• **THE EXERCISE**
Copy the records below word for word, from the first line through the line that contains "9.63, 9.49, 9.35, 9.26, 9.12, 9.03];", and leave out any pictures.

[RECORDED DATA start]

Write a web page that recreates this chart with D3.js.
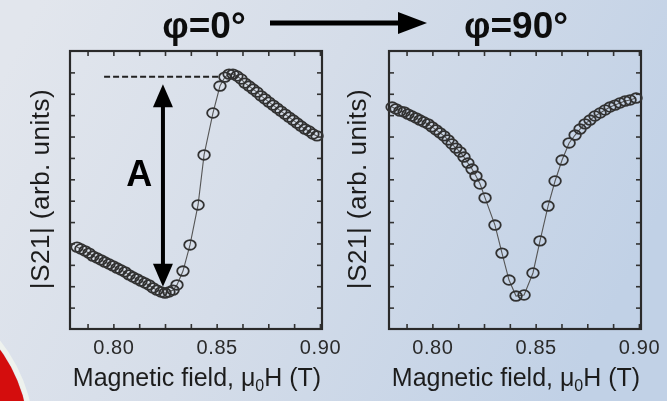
<!DOCTYPE html>
<html>
<head>
<meta charset="utf-8">
<script src="https://cdn.jsdelivr.net/npm/d3@7"></script>
<style>
    body { margin: 0; }
    svg { display: block; font-family: "Liberation Sans", Arial, sans-serif; }
</style>
</head>
<body>
<div id="chart"></div>
<script>
'use strict';

// phi = 0 deg sweep (field in T, |S21| in arb. units)
var field0 = [0.7824, 0.7843, 0.7863, 0.7882, 0.7901, 0.7921, 0.7940, 0.7959, 0.7979, 0.7998,
    0.8018, 0.8037, 0.8056, 0.8076, 0.8095, 0.8114, 0.8134, 0.8153, 0.8172, 0.8192,
    0.8211, 0.8231, 0.8250, 0.8269, 0.8289, 0.8308, 0.8337, 0.8371, 0.8410, 0.8439,
    0.8482, 0.8516, 0.8540, 0.8560, 0.8579, 0.8598, 0.8618, 0.8637, 0.8657, 0.8676,
    0.8695, 0.8715, 0.8734, 0.8753, 0.8773, 0.8792, 0.8811, 0.8831, 0.8850, 0.8870,
    0.8889, 0.8908, 0.8928, 0.8947, 0.8966, 0.8986];
var s21_0 = [3.83, 3.74, 3.65, 3.55, 3.41, 3.32, 3.23, 3.13, 3.04, 2.95,
    2.85, 2.76, 2.67, 2.53, 2.43, 2.34, 2.24, 2.15, 2.06, 1.92,
    1.82, 1.73, 1.68, 1.73, 1.82, 2.06, 2.71, 3.93, 5.80, 8.14,
    10.10, 11.36, 11.78, 11.92, 11.92, 11.83, 11.69, 11.50, 11.36, 11.22,
    11.08, 10.90, 10.76, 10.61, 10.47, 10.33, 10.19, 10.05, 9.91, 9.77,
    9.63, 9.49, 9.35, 9.26, 9.12, 9.03];

// phi = 90 deg sweep
var field90 = [0.7805, 0.7824, 0.7843, 0.7863, 0.7882, 0.7901, 0.7921, 0.7940, 0.7959, 0.7979,
    0.7998, 0.8018, 0.8037, 0.8056, 0.8076, 0.8095, 0.8114, 0.8134, 0.8153, 0.8172,
    0.8192, 0.8211, 0.8231, 0.8255, 0.8303, 0.8337, 0.8371, 0.8405, 0.8444, 0.8487,
    0.8521, 0.8560, 0.8594, 0.8628, 0.8662, 0.8691, 0.8715, 0.8739, 0.8763, 0.8787,
    0.8812, 0.8836, 0.8860, 0.8884, 0.8908, 0.8933, 0.8957, 0.8986];
var s21_90 = [10.38, 10.29, 10.19, 10.15, 10.05, 9.96, 9.87, 9.77, 9.68, 9.59,
    9.45, 9.31, 9.17, 9.03, 8.84, 8.65, 8.46, 8.28, 8.04, 7.76,
    7.48, 7.15, 6.78, 6.13, 4.86, 3.55, 2.29, 1.54, 1.59, 2.62,
    4.12, 5.75, 6.92, 7.90, 8.70, 9.07, 9.35, 9.59, 9.77, 9.96,
    10.10, 10.24, 10.38, 10.47, 10.57, 10.66, 10.71, 10.80];

var xLabelTicks = [0.80, 0.85, 0.90];
var xMinorTicks = [0.7875, 0.80, 0.8125, 0.825, 0.8375, 0.85, 0.8625, 0.875, 0.8875, 0.90];
var yMinorTicks = [1, 2, 3, 4, 5, 6, 7, 8, 9, 10, 11, 12];
var panelTitles = ['φ=0°', 'φ=90°'];

// amplitude annotation on the phi = 0 panel
var ampField = 0.8240;
var ampTop = 11.8, ampTipTop = 11.45, ampTipBottom = 1.97;
var dashFrom = 0.7955, dashTo = 0.8516;

var svgWidth = 667, svgHeight = 401,
    panelW = 252, panelH = 278,
    panelLeft = [70, 389], panelTop = 51;

var svg = d3.select('#chart').append('svg')
    .attr('width', svgWidth)
    .attr('height', svgHeight);

// background
var defs = svg.append('defs');
var grad = defs.append('linearGradient')
    .attr('id', 'bg')
    .attr('x1', '0').attr('y1', '0.2')
    .attr('x2', '1').attr('y2', '0.5');
grad.append('stop').attr('offset', '0').attr('stop-color', '#e2e6ed');
grad.append('stop').attr('offset', '0.45').attr('stop-color', '#d5dde9');
grad.append('stop').attr('offset', '1').attr('stop-color', '#c1d1e6');

// the source is a soft, upscaled picture
defs.append('filter')
    .attr('id', 'soft')
    .append('feGaussianBlur')
    .attr('stdDeviation', 0.55);

svg.append('rect')
    .attr('width', svgWidth)
    .attr('height', svgHeight)
    .attr('fill', 'url(#bg)');

var root = svg.append('g').attr('filter', 'url(#soft)');

// red logo corner
root.append('circle')
    .attr('cx', -124).attr('cy', 439).attr('r', 156)
    .attr('fill', 'none')
    .attr('stroke', '#eef2ee')
    .attr('stroke-width', 5);
root.append('circle')
    .attr('cx', -124).attr('cy', 439).attr('r', 153)
    .attr('fill', '#d40a0a');

var x = d3.scaleLinear().domain([0.779, 0.901]).range([0, panelW]);
var y = d3.scaleLinear().domain([0, 13]).range([panelH, 0]);

var line = d3.line()
    .x(function(d) { return x(d[0]); })
    .y(function(d) { return y(d[1]); });

function drawPanel(i, fields, values) {
    var g = root.append('g')
        .attr('transform', 'translate(' + panelLeft[i] + ',' + panelTop + ')');

    var xAxis = d3.axisBottom(x)
        .tickValues(xMinorTicks)
        .tickSize(-5)
        .tickPadding(11)
        .tickFormat(function(d) {
            var hit = xLabelTicks.some(function(t) { return Math.abs(t - d) < 1e-6; });
            return hit ? d3.format('.2f')(d) : '';
        });

    var gx = g.append('g')
        .attr('transform', 'translate(0,' + panelH + ')')
        .call(xAxis);
    gx.selectAll('text')
        .attr('fill', '#2a2a2a')
        .style('font-size', '20px')
        .style('letter-spacing', '0.6px');

    g.append('g')
        .call(d3.axisTop(x).tickValues(xMinorTicks).tickSize(-5).tickFormat(''));
    g.append('g')
        .call(d3.axisLeft(y).tickValues(yMinorTicks).tickSize(-5).tickFormat(''));
    g.append('g')
        .attr('transform', 'translate(' + panelW + ',0)')
        .call(d3.axisRight(y).tickValues(yMinorTicks).tickSize(-5).tickFormat(''));

    g.selectAll('.domain').remove();
    g.selectAll('.tick line')
        .attr('stroke', '#333')
        .attr('stroke-width', 1.6);

    g.append('rect')
        .attr('width', panelW)
        .attr('height', panelH)
        .attr('fill', 'none')
        .attr('stroke', '#2b2b2b')
        .attr('stroke-width', 2.2);

    var pts = fields.map(function(f, k) { return [f, values[k]]; });

    g.append('path')
        .datum(pts)
        .attr('d', line)
        .attr('fill', 'none')
        .attr('stroke', '#555')
        .attr('stroke-width', 1.1);

    g.selectAll('ellipse.pt')
        .data(pts)
        .enter().append('ellipse')
        .attr('class', 'pt')
        .attr('cx', function(d) { return x(d[0]); })
        .attr('cy', function(d) { return y(d[1]); })
        .attr('rx', 5.8)
        .attr('ry', 4.8)
        .attr('fill', 'none')
        .attr('stroke', '#333')
        .attr('stroke-width', 1.8);

    // axis titles
    var xt = g.append('text')
        .attr('x', panelW / 2 + 1)
        .attr('y', panelH + 57)
        .attr('text-anchor', 'middle')
        .attr('fill', '#1e1e1e')
        .style('font-size', '25px');
    xt.append('tspan').text('Magnetic field, μ');
    xt.append('tspan').attr('dy', 5).style('font-size', '16px').text('0');
    xt.append('tspan').attr('dy', -5).text('H (T)');

    g.append('text')
        .attr('transform', 'translate(' + (i === 0 ? -30 : -32) + ',' + (panelH / 2 - 1) + ') rotate(-90)')
        .attr('text-anchor', 'middle')
        .attr('dy', '0.35em')
        .attr('fill', '#1e1e1e')
        .style('font-size', '26px')
        .style('letter-spacing', '0.5px')
        .text('|S21| (arb. units)');

    // panel title
    root.append('text')
        .attr('x', panelLeft[i] + (i === 0 ? 134 : 127))
        .attr('y', 38)
        .attr('text-anchor', 'middle')
        .attr('fill', '#111')
        .style('font-size', '37px')
        .style('font-weight', 'bold')
        .text(panelTitles[i]);

    return g;
}

var g0 = drawPanel(0, field0, s21_0);
drawPanel(1, field90, s21_90);

// dashed reference at the peak
g0.append('line')
    .attr('x1', x(dashFrom)).attr('x2', x(dashTo))
    .attr('y1', y(ampTop)).attr('y2', y(ampTop))
    .attr('stroke', '#222')
    .attr('stroke-width', 2)
    .attr('stroke-dasharray', '6,3');

// double arrow for amplitude A
var ax = x(ampField), yTop = y(ampTipTop), yBot = y(ampTipBottom), head = 23, hw = 10;
g0.append('line')
    .attr('x1', ax).attr('x2', ax)
    .attr('y1', yTop + head - 2).attr('y2', yBot - head + 2)
    .attr('stroke', '#000')
    .attr('stroke-width', 4);
g0.append('path')
    .attr('d', 'M' + ax + ',' + yTop + 'L' + (ax + hw) + ',' + (yTop + head) + 'L' + (ax - hw) + ',' + (yTop + head) + 'Z')
    .attr('fill', '#000');
g0.append('path')
    .attr('d', 'M' + ax + ',' + yBot + 'L' + (ax + hw) + ',' + (yBot - head) + 'L' + (ax - hw) + ',' + (yBot - head) + 'Z')
    .attr('fill', '#000');

g0.append('text')
    .attr('x', x(0.8125))
    .attr('y', y(6.7))
    .attr('text-anchor', 'middle')
    .attr('fill', '#000')
    .style('font-size', '36px')
    .style('font-weight', 'bold')
    .text('A');

// arrow between titles
root.append('line')
    .attr('x1', 270).attr('x2', 404)
    .attr('y1', 23).attr('y2', 23)
    .attr('stroke', '#000')
    .attr('stroke-width', 5);
root.append('path')
    .attr('d', 'M427,23L398,12L398,34Z')
    .attr('fill', '#000');
</script>
</body>
</html>
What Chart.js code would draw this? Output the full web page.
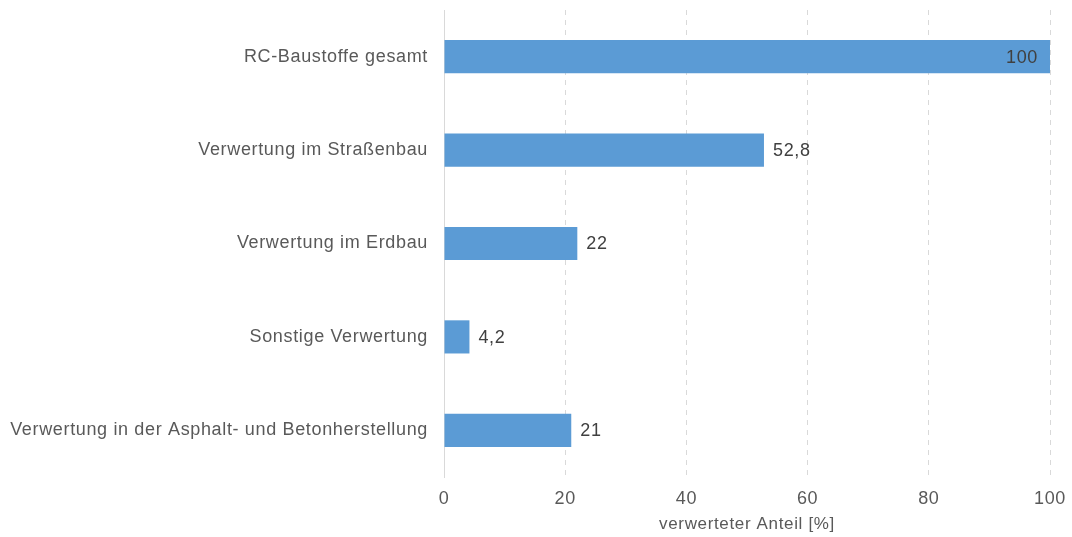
<!DOCTYPE html>
<html>
<head>
<meta charset="utf-8">
<script src="https://cdn.jsdelivr.net/npm/chart.js@4"></script>
<style>
  html, body { margin: 0; padding: 0; background: #fff; }
  #wrap { width: 1072px; height: 537px; }
</style>
</head>
<body>
<div id="wrap"><canvas id="myChart" width="1072" height="537"></canvas></div>
<script>
const categories = [
  "RC-Baustoffe gesamt",
  "Verwertung im Straßenbau",
  "Verwertung im Erdbau",
  "Sonstige Verwertung",
  "Verwertung in der Asphalt- und Betonherstellung"
];
const shares = [100, 52.8, 22, 4.2, 21];
const xTicks = [0, 20, 40, 60, 80, 100];
const axisTitle = "verwerteter Anteil [%]";

const FONT = "'Liberation Sans', Arial, sans-serif";
const SPACING = "0.65px";
const fmt = v => String(v).replace(".", ",");

// slightly wider letter spacing like the original
const spacing = {
  id: "spacing",
  beforeUpdate(chart) { chart.ctx.letterSpacing = SPACING; },
  beforeDraw(chart) { chart.ctx.letterSpacing = SPACING; }
};

// value labels next to / inside the bars
const valueLabels = {
  id: "valueLabels",
  afterDatasetsDraw(chart) {
    const ctx = chart.ctx;
    const meta = chart.getDatasetMeta(0);
    ctx.save();
    ctx.letterSpacing = SPACING;
    ctx.font = "18px " + FONT;
    ctx.fillStyle = "#404040";
    ctx.textBaseline = "middle";
    meta.data.forEach((bar, i) => {
      const v = shares[i];
      if (v >= 90) {
        ctx.textAlign = "right";
        ctx.fillText(fmt(v), bar.x - 12, bar.y + 1);
      } else {
        ctx.textAlign = "left";
        ctx.fillText(fmt(v), bar.x + 9, bar.y + 1);
      }
    });
    ctx.restore();
  }
};

let myChart;

document.addEventListener("DOMContentLoaded", function() {
  myChart = new Chart(document.getElementById("myChart").getContext("2d"), {
    type: "bar",
    data: {
      labels: categories,
      datasets: [{
        data: shares,
        backgroundColor: "#5B9BD5",
        categoryPercentage: 1,
        barPercentage: 0.355
      }]
    },
    options: {
      indexAxis: "y",
      responsive: false,
      animation: false,
      layout: { padding: { left: 0, right: 22, top: 10, bottom: 0 } },
      plugins: {
        legend: { display: false },
        tooltip: { enabled: false }
      },
      scales: {
        x: {
          min: 0,
          max: 100,
          afterBuildTicks: axis => { axis.ticks = xTicks.map(v => ({ value: v })); },
          afterFit: axis => { axis.height = 60; axis.paddingLeft = 0; axis.paddingRight = 0; },
          grid: { color: "#D9D9D9", lineWidth: 1, drawTicks: false },
          border: { display: false, dash: [5, 5] },
          ticks: {
            color: "#595959",
            font: { family: FONT, size: 18 },
            padding: 11
          },
          title: {
            display: true,
            text: axisTitle,
            color: "#595959",
            font: { family: FONT, size: 17 },
            padding: { top: 2, bottom: 2 }
          }
        },
        y: {
          afterFit: axis => { axis.width = 444; axis.paddingTop = 0; axis.paddingBottom = 0; },
          grid: { display: false, drawTicks: false },
          border: { display: true, color: "#D9D9D9", width: 1 },
          ticks: {
            color: "#595959",
            font: { family: FONT, size: 18 },
            padding: 16
          }
        }
      }
    },
    plugins: [spacing, valueLabels]
  });
});
</script>
</body>
</html>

[RECORDED DATA end]

• **ANSWER TO THIS EXERCISE**
Write a web page that recreates this chart with D3.js.
<!DOCTYPE html>
<html>
<head>
<meta charset="utf-8">
<script src="https://cdn.jsdelivr.net/npm/d3@7"></script>
<style>
    body { margin: 0; }
    svg { display: block; font-family: "Liberation Sans", Arial, sans-serif; }
</style>
</head>
<body>
<div id="chart"></div>
<script>
'use strict';

// phi = 0 deg sweep (field in T, |S21| in arb. units)
var field0 = [0.7824, 0.7843, 0.7863, 0.7882, 0.7901, 0.7921, 0.7940, 0.7959, 0.7979, 0.7998,
    0.8018, 0.8037, 0.8056, 0.8076, 0.8095, 0.8114, 0.8134, 0.8153, 0.8172, 0.8192,
    0.8211, 0.8231, 0.8250, 0.8269, 0.8289, 0.8308, 0.8337, 0.8371, 0.8410, 0.8439,
    0.8482, 0.8516, 0.8540, 0.8560, 0.8579, 0.8598, 0.8618, 0.8637, 0.8657, 0.8676,
    0.8695, 0.8715, 0.8734, 0.8753, 0.8773, 0.8792, 0.8811, 0.8831, 0.8850, 0.8870,
    0.8889, 0.8908, 0.8928, 0.8947, 0.8966, 0.8986];
var s21_0 = [3.83, 3.74, 3.65, 3.55, 3.41, 3.32, 3.23, 3.13, 3.04, 2.95,
    2.85, 2.76, 2.67, 2.53, 2.43, 2.34, 2.24, 2.15, 2.06, 1.92,
    1.82, 1.73, 1.68, 1.73, 1.82, 2.06, 2.71, 3.93, 5.80, 8.14,
    10.10, 11.36, 11.78, 11.92, 11.92, 11.83, 11.69, 11.50, 11.36, 11.22,
    11.08, 10.90, 10.76, 10.61, 10.47, 10.33, 10.19, 10.05, 9.91, 9.77,
    9.63, 9.49, 9.35, 9.26, 9.12, 9.03];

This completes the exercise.